Please Unsee It, Lerato Tshabalala

I struggle with the semicolon; I never quite know how to use it. And I am always trying to think back to grammar and punctuation lessons to recall just what it was that they taught me to use the semicolon for. I can never quite remember of course, and I often end up using it as a comma substitute.

Lerato Tshabalala however really knows how to use it. In fact, reading her book has given me some invaluable insight on the use of the semicolon.

But really, that’s about it; that is all that reading her book has been good for.

The book is terrible, and of course you already know that, because you are on twitter and you have followed the exchange, the discourse; you have seen its atrocious excerpts and have read the analyses by your various twitter faves.

And, no, she has not been quoted out of context. The whole book is every bit as smug and as superior as the excerpts which you have seen, read and been outraged by.

But the book isn’t simply terrible just because Lerato has appointed herself a better-black prefect and monitor, devoting herself to instructing you on how and where to eat a pie or chicken, for best better-blackness results; or because she takes it upon herself to explain you and your lack of better-blackness; to apologise for you; excuse you. The book is terrible because it just is quite actually poor. It is an exercise in massive miscalculations.
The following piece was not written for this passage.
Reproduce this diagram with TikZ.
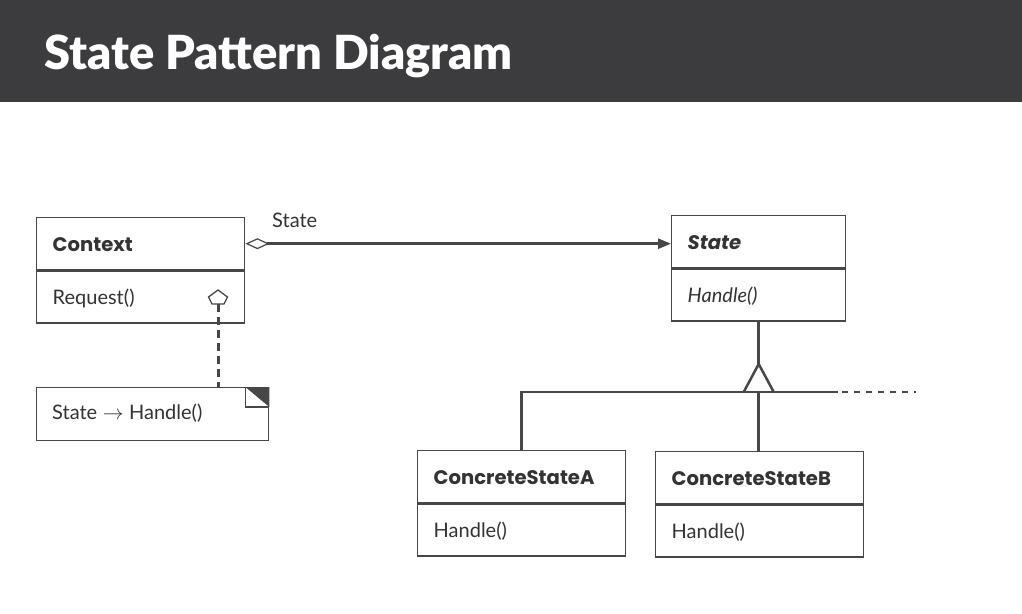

For one, the writer swears; and of course the thing about swearing is that it is only tolerable when coming from someone that you actually like. But, see, you can’t like Lerato, because she is the person insulting you and very big parts of your being. She is the person who is offending you, who is provoking your outrage and exploiting it for a quick buck and cheap publishing thrills, and that is not someone that you can like. The swearing is therefore annoying.

Lerato also employs a casual, conversational, ‘chatty’ style, in writing her book. And this is a great tool, used by some writers, and designed to make the reader feel as though she is having a cool, casual conversation with a friend. Except, Lerato is not your friend; she has already set herself apart, as being exceptional, as being the better other; and she isn’t talking to you, but rather at you; she is addressing and instructing you, as the lesser other. So, the chatty becomes as uncomfortable as it is senseless, and yields a rather awkward result.

And then of course there is the fact that the book is intellectually insulting.

Lerato presents whims and notions and opinions as fact, and doesn’t respect us enough intellectually to even support or substantiate her…assertions. She doesn’t even aim for insight.

Lerato offers us one-dimensional and shallow characters, and nauseating generalisations, and stereotypes: The young lady, to whom she refers as “The Fertile Cousin”, is obviously stupid, sex-crazed and after social grants. There cannot possibly be anything more than that, there cannot possible be a deeper story, a deeper dimension, to her. Obviously. “Hulisane The Hoe” must obviously have an entire life built around dick; getting dick; chasing dick and imposing dick on others. There can’t possibly be more to her.

It is lame, it is insulting, and we deserve better

We deserve better. We deserve better than black writers who insult us, deliberately offend us; paint us as one-dimensional objects, as problems which need to be corrected and explained and apologised for, for an easy buck and a seat at the whiteness table.

And we deserve actual writing, not unimaginative and unoriginal drivel, which could be lifted off any twitter timeline, on any given bored day.

We deserve black writers who realise that this is the time to be awake, to be woke, to be having progressive black discourse, the sort which empowers us and move us closer to our “We Are Coming For Everything” goals. Because we are coming for everything, and we don’t want to leave any of our own behind, not even the better blacks.

And Lerato deserves better. She deserves better than to be so unwoke, than to be spewing vacuous rubbish such as “Let’s stop being our race and just be people. It is possible.” Oh! Yeah? Do you mean that we must take off this glorious costume that we wear on Tuesdays and Saturdays, for fun?

Lerato owes herself an awakening. She owes herself an unshackling from the white gaze to which she is much attached.

She owes herself freedom from being a product of black erasure.

She deserves better than to be a black woman who is so out for approval, and so apologetic in her thinking and being that she can’t express a single thought without a qualifying ‘I know you are going to hate me’ ad ‘guaranteed to offend’

And she really should unsee a lot of this nothing garbage which she presents as obsessed with seeing. It’s holding her back.

It’s a new day. It’s a day for progress.